If localizability testing isn’t carried out before English approval, each testing team (for the respective target languages) will spend time discovering and reporting the same issues, and will then each have to run regression testing on the same bugs. This can be avoided if localizability testing is brought forward in the product development cycle.

If we modify the earlier process a little – by running localizability testing in sync with usability testing – we can avoid these issues altogether. Figure 4 shows a revised process flow with the inclusion of pseudo-translation testing.

Figure 4: A software release process adapted for localization
Source: Argos Multilingual

 

This means developers will exchange localizable files with the translation team even before source content is approved.

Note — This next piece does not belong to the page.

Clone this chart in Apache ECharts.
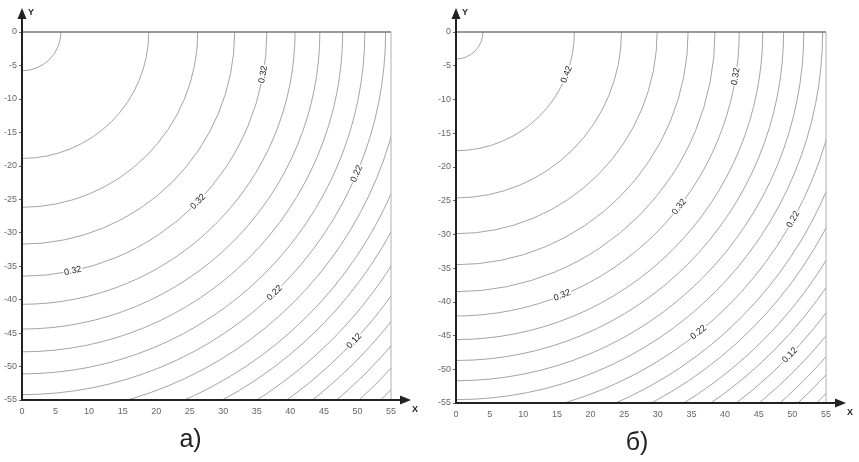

Introducing pseudo-translation testing helps to identify language-related issues early in the process, so there is still enough time to go back to developers and fix any language-related issues.

Once the source content is approved, it can be translated and tested linguistically, knowing well that the number of issues requiring developer intervention has been minimized because they were already discovered and fixed much earlier in the process.

Pseudo-localization

So what is pseudo-localization? It is a very rapid and cost-effective method of mimicking the effects of the translation process without the costs and scheduling impact of a real translation.

Pseudo-localization simulates the translation of all resource strings, and usually includes:

  • Replacing some English characters with similar non-English characters.
  • Adding extra characters to simulate text expansion.
  • Adding prefixes and suffixes to mark the boundaries of a string.
  • Using Unicode characters for all resources.

All these changes can be automated, so all UI resources can be modified, using similar patterns that help to identify issues quickly in newly built resources.

Pseudo-translated resources can be used to rebuild an application and test it. It should function in the same way as the original version.

Thanks to the patterns used while pseudo-translating resources, it is easy to detect the following issues:

  • Strings that were hard-coded and were not moved to the localizable resources.
  • Strings that were built from other strings by concatenation or replacing some parts of the string – these strings will often fail to work in languages different from the source language.
  • Any Unicode-incompatible functions that process or display text.
  • Any other display issues like incompatible fonts, truncated strings or unexpected space limitations.

Code reviews and lessons learned

Just as complex projects should be followed by a post-project review, it is worth closing the development loop by creating and maintaining code development guidelines that include localization-related guidelines. These guidelines should reflect results of code audits and localization process issues that were fixed in the past. For projects with large volumes of code, there are third-party tools that can automate the code review process. What’s more, localization providers will normally be happy to participate in this process too, as it will help them to perform great work the first time around in future projects.

In a nutshell, world-readiness is perfectly compatible with the development process as long as you take steps to bring your localization partners on board early, perform pseudo-translations to test localizability before translations begin, and consider the best format to allow linguists to perform their job.

All this means that everyone can enjoy a peaceful night’s sleep when your product manager asks to sell in multiple locales. You will be able to answer with confidence: "Sure. No problem, let’s do it!"